Oh ! que ce désordre est effrayant, et combien nous devons trembler lorsque nous découvrons en nous un sentiment de vaine complaisance, ou qu'il nous arrive de nous préférer à l'un de nos frères. Rappelons-nous souvent le pharisien de l'Evangile, sa fausse piété si contente d'elle-même et si coupable devant Dieu, son mépris pour le publicain qui s'en alla justifié à cause de l'humble aveu de sa misère, et disons au fond du cœur avec celui-ci: Mon Dieu! ayez pitié de moi pauvre pécheur.


Réflexion de Lamennais - Livre 1, chapitre 8

Il faut se prêter aux hommes, et ne se donner qu'à Dieu.

Un commerce trop étroit avec la créature partage l'âme et l'affaiblit : elle doit viser plus haut.

Notre conversation est dans le ciel, dit l'Apôtre.


Réflexion de Lamennais - Livre 1, chapitre 9

Le Christ s'est rendu obéissant jusqu'à la mort, et à la mort de la croix. Qui oserait après cela refuser d'obéir ? Nul ordre dans le monde, nulle vie que par l'obéissance: elle est le lien des hommes entre eux et avec leur auteur, le fondement de la paix et le principe de l'harmonie universelle.

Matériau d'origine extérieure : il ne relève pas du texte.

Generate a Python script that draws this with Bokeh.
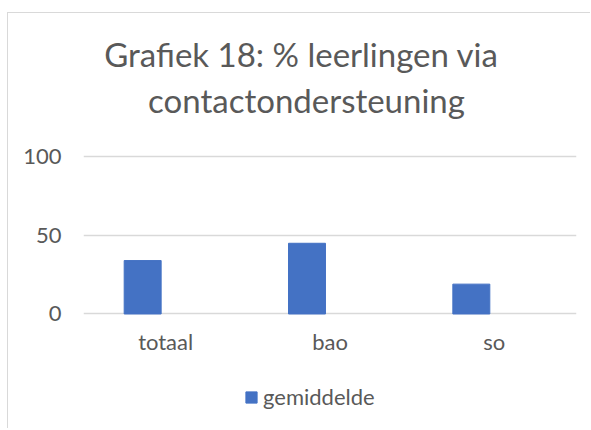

La famille, la cité, l'Eglise ou la grande société des intelligences ne subsistent que par elle et la perfection la plus haute n'est, pour les créatures, qu'une plus parfaite obéissance; elle seule nous garantit de l'erreur et du péché. Qu'est-ce-que l'erreur ? La pensée d'un esprit faillible, qui ne reconnaît point de maître et n'obéit qu'à soi. Qu'est-ce-que le péché? L'acte d'une volonté corrompue, qui ne reconnaît point de maître et n'obéit qu'à soi.

Mais à qui devons-nous obéir ? A un homme comme nous ? Non, non; l'homme n'a sur l'homme aucun légitime empire; son pouvoir n'est que la force, et quand il commande en son propre nom, il usurpe insolemment un droit qui ne lui appartient en aucune manière. Dieu est l'unique monarque, et toute autorité légitime est un écoulement, une participation de sa puissance éternelle, infinie.

Ainsi, comme l'enseigne l'Apôtre, tout pouvoir vient de Dieu, et il est soumis à une règle divine, aussi bien dans l'ordre temporel que dans l'ordre religieux; de sorte qu'en obéissant au pontife, au prince, au père, à quiconque est réellement le ministre de Dieu pour le bien, c'est à Dieu seul qu'on obéit.

Heureux celui qui comprend cette céleste doctrine. Délivré de la servitude de l'erreur et des passions, de la servitude de l'homme, il jouit de la vraie liberté des enfants de Dieu.


Réflexion de Lamennais - Livre 1, chapitre 10

Il est écrit que nous rendrons compte, au jour du jugement, même d'une parole oiseuse.

Ne nous étonnons pas de tant de rigueur; tout est sérieux dans la vie humaine, dont chaque moment peut avoir de si formidables conséquences. Ce temps, que vous dissipez en des entretiens inutiles, vous était donné pour gagner le ciel.

Comparez la fin pour laquelle vous l'avez reçu avec l'usage que vous en faites. Et cependant, que savez-vous s'il vous sera seulement accordé une heure de plus ?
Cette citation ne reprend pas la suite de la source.